Abstract

J. J. Gibson's new theory of picture perception is described, and a program of research within his framework is outlined. An analysis of pictorial information is proposed in which a systematic investigation of the structural components of pictures and their varying effects on perception is seen as preliminary to the postulation of hypothetical pickup mechanisms. The basic components of pictures are described, and literature is reviewed in the problem areas of distorted and impoverished information, observation from the wrong station point, coexisting flatness and depth information, and the ambiguity of .the source of a single projection. The feasibility of the Gibsonian enterprise is demonstrated, and further avenues for research into a structural analysis of pictorial information are pointed out. A picture is a delimited surface with markings on it that represent something. This article is concerned with pictures in the Western post-Renaissance mode; namely, that attempt to represent, by means of structural equivalence of some order, the layout of surfaces in the world.
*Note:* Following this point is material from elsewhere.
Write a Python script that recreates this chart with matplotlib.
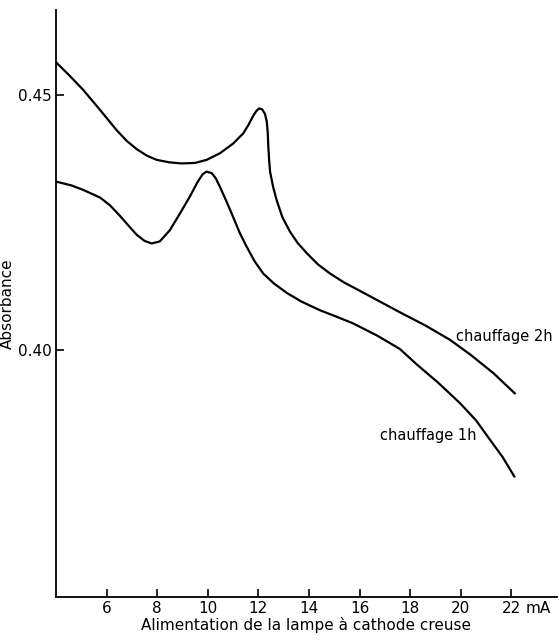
import numpy as np
import matplotlib
matplotlib.use("Agg")
import matplotlib.pyplot as plt

plt.rcParams["font.family"] = ["DejaVu Sans"]

# ---- data ----
# chauffage 2h (upper curve)
x_2h = [4.03, 4.5, 5.08, 5.74, 6.40, 6.8, 7.19, 7.6, 7.98, 8.5, 8.97, 9.5, 9.95, 10.48,
        11.0, 11.40, 11.6, 11.80, 11.92, 12.03, 12.15, 12.26, 12.33, 12.37, 12.39,
        12.42, 12.46, 12.58, 12.72, 12.95, 13.25, 13.55, 13.91, 14.35, 14.83,
        15.4, 16.01, 16.8, 17.59, 18.6, 19.57, 20.4, 21.3, 22.13]
y_2h = [0.4563, 0.4540, 0.4510, 0.4471, 0.4431, 0.4410, 0.4394, 0.4381, 0.4373,
        0.4368, 0.4366, 0.4367, 0.4373, 0.4386, 0.4405, 0.4425, 0.4441, 0.4460,
        0.4469, 0.4474, 0.4472, 0.4463, 0.4448, 0.4425, 0.4400, 0.4375, 0.4350,
        0.4320, 0.4294, 0.4260, 0.4232, 0.4210, 0.4190, 0.4168, 0.4150, 0.4132,
        0.4116, 0.4095, 0.4074, 0.4048, 0.4020, 0.3990, 0.3954, 0.3915]

# chauffage 1h (lower curve)
x_1h = [4.03, 4.6, 5.08, 5.74, 6.13, 6.53, 6.9, 7.19, 7.5, 7.78, 8.1, 8.50, 8.9,
        9.29, 9.6, 9.8, 9.95, 10.15, 10.3, 10.48, 10.75, 11.0, 11.25, 11.53, 11.85,
        12.19, 12.6, 13.12, 13.7, 14.43, 15.05, 15.75, 16.7, 17.59, 18.25, 19.1,
        19.96, 20.6, 21.15, 21.65, 22.11]
y_1h = [0.4330, 0.4323, 0.4314, 0.4299, 0.4284, 0.4263, 0.4242, 0.4226, 0.4214,
        0.4209, 0.4213, 0.4235, 0.4268, 0.4301, 0.4330, 0.4345, 0.4350, 0.4347,
        0.4338, 0.4320, 0.4290, 0.4261, 0.4231, 0.4203, 0.4174, 0.4150, 0.4131,
        0.4112, 0.4095, 0.4078, 0.4066, 0.4052, 0.4028, 0.4002, 0.3972, 0.3936,
        0.3896, 0.3862, 0.3824, 0.3790, 0.3752]

x_ticks = [6, 8, 10, 12, 14, 16, 18, 20, 22]
y_ticks = [0.40, 0.45]
y_ticklabels = ["0.40", "0.45"]

fig = plt.figure(figsize=(5.59, 6.42), dpi=100, facecolor="white")
ax = fig.add_axes([0.1002, 0.0706, 0.8962, 0.9138])

ax.plot(x_2h, y_2h, color="black", lw=1.6, solid_joinstyle="round")
ax.plot(x_1h, y_1h, color="black", lw=1.6, solid_joinstyle="round")

ax.set_xlim(4.0, 23.8)
ax.set_ylim(0.3516, 0.4667)

for s in ["top", "right"]:
    ax.spines[s].set_visible(False)
for s in ["left", "bottom"]:
    ax.spines[s].set_linewidth(1.3)

ax.set_xticks(x_ticks)
ax.set_xticklabels([str(t) for t in x_ticks], fontsize=11)
ax.set_yticks(y_ticks)
ax.set_yticklabels(y_ticklabels, fontsize=11)
ax.tick_params(direction="in", length=6, width=1.2, pad=3)

# unit sits on the tick-label baseline, right of "22"
ax.annotate("mA", xy=(22.55, 0), xycoords=("data", "axes fraction"),
            xytext=(0, -3), textcoords="offset points",
            fontsize=11, ha="left", va="top")
ax.set_xlabel("Alimentation de la lampe à cathode creuse", fontsize=11, labelpad=1)
ax.set_ylabel("Absorbance", fontsize=11, labelpad=2)

ax.text(19.8, 0.4027, "chauffage 2h", fontsize=10.5, ha="left", va="center")
ax.text(16.8, 0.3833, "chauffage 1h", fontsize=10.5, ha="left", va="center")

fig.savefig("out.png", dpi=100, facecolor="white")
Alternative modes of representation, perhaps requiring alternative analyses, are beyond the scope of this article. By what means can a picture be said to represent, to bring clearly before the mind, the segment of the world pictured? The aim of this article is to demonstrate the feasibility of extending J. J. Gibson's theory of perception via motion-generated information to an adequate theory of frozen pictorial information and to explicate the problems that must be dealt with in any comprehensive theory of the perception of pictures. The problems to be dealt with herein are the use by artists of modified linear perspective, caricature, impoverishment of information in outline drawings and black-and-white photographs, the coexistence of flatness and depth information, observation from the wrong station point, and the ambiguity of a single projection (i.e., the same projected form can arise from an infinite variety of shapes).